Some sociologists blame church officials for not releasing more of the meticulous data they keep. Cornwall said that Mormon culture in recent decades has become more doctrinaire and that church members who don’t attend every required service or agree with every teaching might feel that they cannot fairly call themselves a “Mormon” to a pollster.
Campbell said a long history of prejudice has made Mormons defensive, wary of saying anything that might appear critical.
The poll reaffirms some familiar trends from previous research, such as that Mormons are likely to spend time primarily with their own. But the survey also fills in pieces of the puzzle.
Romney has overwhelming support among Mormons: 86 percent view him favorably. Even Mormon Democrats view him as favorably as do Republicans overall.
Just half of Mormons have favorable views of Jon Huntsman, also a Mormon, who is a former Utah governor and former Obama administration ambassador to China. Only 25 percent view President Obama favorably, half the rate of the U.S. general population.
More-educated Mormons are far more religiously committed than less-educated ones, a gap not often seen in other faith groups.
Terryl Givens, a religion professor at the University of Richmond who focuses on Mormonism, said the commitment of educated Mormons appears at odds with the fact that “cult” is the word most Americans most closely associate with the faith.
“It shows Mormons haven’t done a good job of conveying the appeal of their faith. They haven’t been able to move the discussion beyond gold plates and magic underwear,” he said.
The poll also presents this dichotomy: Mormons overwhelmingly say discrimination and misperceptions about them are their biggest problem, but they have high rates of optimism about future acceptance and are more satisfied with their lives and their communities than are Americans in general.
“That is Mormonism to a T,” said Cornwall, laughing. “Mormons tend to be very optimistic, but they also have a theology that says things are going to get worse. They plan for it, but in the meantime, they’re happy.”
The increase in Mormons living outside the West and the mini-boom in independent Mormon bloggers have changed a tightknit culture that appeared hemmed in by official voices. Church officials have responded to challenges by opening a bit of their vast and detailed records — including the publication, beginning in 2008, of the archives of the founding Mormon prophet, Joseph Smith.
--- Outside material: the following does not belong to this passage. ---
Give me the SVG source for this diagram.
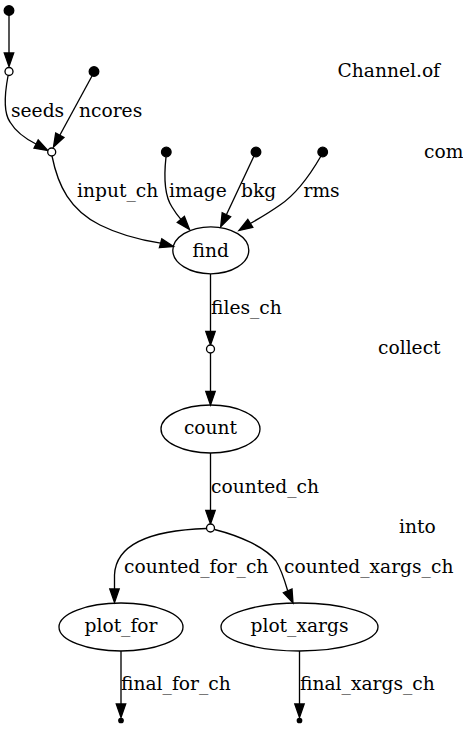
<svg xmlns="http://www.w3.org/2000/svg" width="463" height="731" viewBox="0 0 463 731">
<style>
text{font-family:"DejaVu Serif","Liberation Serif",serif;font-size:18.67px;fill:#000}
.n{fill:none;stroke:#000;stroke-width:1.33}
.e{fill:none;stroke:#000;stroke-width:1.33}
.a{fill:#000;stroke:#000;stroke-width:1.33}
.f{fill:#000;stroke:#000;stroke-width:1.33}
.o{fill:#fff;stroke:#000;stroke-width:1.33}
.m{text-anchor:middle}
</style>
<rect width="463" height="731" fill="#fff"/>
<g id="connectors">
<path class="e" d="M9,15 L9,53"/><polygon class="a" points="4.3,53 9,66.5 13.7,53"/>
<path class="e" d="M8,76 C5,92 3,112 10,122 C16,132 26,139 36,144"/><polygon class="a" points="34,148.2 47.8,150.5 38.2,140"/>
<path class="e" d="M92,76 L59.8,135.3"/><polygon class="a" points="63.9,137.5 53.5,147 55.7,133.1"/>
<path class="e" d="M52,156 C58,186 70,210 100,225 C120,235 140,240 160.6,243.2"/><polygon class="a" points="159.4,247.7 173.5,246.5 161.8,238.7"/>
<path class="e" d="M166,157 C164,175 164,195 172,207 C175,212 178,216 180.9,219.4"/><polygon class="a" points="177.3,222.4 189.5,229.5 184.4,216.4"/>
<path class="e" d="M254,156 L226.4,214.7"/><polygon class="a" points="230.6,216.7 220.7,226.7 222.2,212.7"/>
<path class="e" d="M321,156 C310,175 295,195 280,205 C270,212 260,218 250.3,223.5"/><polygon class="a" points="252.8,227.4 239,230.5 247.8,219.5"/>
<path class="e" d="M210.5,274 L210.5,331.5"/><polygon class="a" points="205.8,331.5 210.5,345 215.2,331.5"/>
<path class="e" d="M210.5,353 L210.5,391.5"/><polygon class="a" points="205.8,391.5 210.5,405 215.2,391.5"/>
<path class="e" d="M210.5,453 L210.5,510.5"/><polygon class="a" points="205.8,510.5 210.5,524 215.2,510.5"/>
<path class="e" d="M206.5,528.5 C160,530 116,540 114.5,575 L114.5,589"/><polygon class="a" points="109.8,589 114.5,602.5 119.2,589"/>
<path class="e" d="M214.5,529.5 C240,536 265,547 276,561 C281,569 284,578 287.7,590.8"/><polygon class="a" points="283.4,592.7 293,603 292,588.9"/>
<path class="e" d="M121,651 L121,704"/><polygon class="a" points="116.3,704 121,717.5 125.7,704"/>
<path class="e" d="M299.5,651 L299.5,704"/><polygon class="a" points="294.8,704 299.5,717.5 304.2,704"/>
</g>
<g id="labels">
<text x="11" y="117">seeds</text>
<text x="79" y="117">ncores</text>
<text x="77" y="197">input_ch</text>
<text x="169" y="197">image</text>
<text x="241" y="197">bkg</text>
<text x="303.5" y="197">rms</text>
<text x="211" y="314">files_ch</text>
<text x="211" y="493">counted_ch</text>
<text x="124" y="573">counted_for_ch</text>
<text x="284" y="573">counted_xargs_ch</text>
<text x="121" y="690">final_for_ch</text>
<text x="300" y="690">final_xargs_ch</text>
<text x="337.5" y="77">Channel.of</text>
<text x="424" y="158">com</text>
<text x="378" y="354">collect</text>
<text x="399" y="533">into</text>
</g>
<g id="n0"><circle class="f" cx="9" cy="10.5" r="4.8"/></g>
<g id="n1"><circle class="o" cx="9" cy="71.5" r="4"/></g>
<g id="n2"><circle class="f" cx="94" cy="71.5" r="4.8"/></g>
<g id="n3"><circle class="o" cx="51.7" cy="152" r="4"/></g>
<g id="n4"><circle class="f" cx="166.3" cy="152" r="4.8"/></g>
<g id="n5"><circle class="f" cx="256" cy="152" r="4.8"/></g>
<g id="n6"><circle class="f" cx="322.7" cy="152" r="4.8"/></g>
<g id="find"><ellipse class="n" cx="210.8" cy="250.3" rx="38" ry="23.5"/><text class="m" x="210.8" y="257">find</text></g>
<g id="n7"><circle class="o" cx="210.5" cy="349" r="4"/></g>
<g id="count"><ellipse class="n" cx="210.5" cy="429" rx="49.5" ry="24"/><text class="m" x="210.5" y="434">count</text></g>
<g id="n8"><circle class="o" cx="210.5" cy="528" r="4"/></g>
<g id="plot_for"><ellipse class="n" cx="121" cy="627" rx="62" ry="24"/><text class="m" x="121" y="632">plot_for</text></g>
<g id="plot_xargs"><ellipse class="n" cx="299.5" cy="627" rx="78.5" ry="24"/><text class="m" x="299.5" y="632">plot_xargs</text></g>
<g id="n9"><circle class="f" cx="121" cy="720.5" r="2.2"/></g>
<g id="n10"><circle class="f" cx="299.5" cy="720.5" r="2.2"/></g>
</svg>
Such changes reflect a shift for a community long in a defensive crouch. Mormons want to be accepted, but they also maintain beliefs and lifestyles that they affectionately call “peculiar,” Givens said. “Their very sense of identity is bound up with their sense of distinctiveness,” he said.
The poll reveals a bit of the complexity Mormons feel about their faith being mainstream.
Ninety-seven percent say their faith is part of Christianity, according to the poll, and the fact that many Americans — one-third, polls show — don’t see them as Christians is one of their primary concerns.
White evangelicals, with whom Mormons share many attributes, are the group least likely to see Mormons as Christians.
Yet many Mormons say they are very or somewhat different from Catholics and evangelicals, according to the poll.
“This is a people who are increasingly willing to learn about themselves,” Campbell said.
Church spokesman Michael Purdy praised the poll and said Mormons are “eager to participate in conversations that help the public get to know us better.”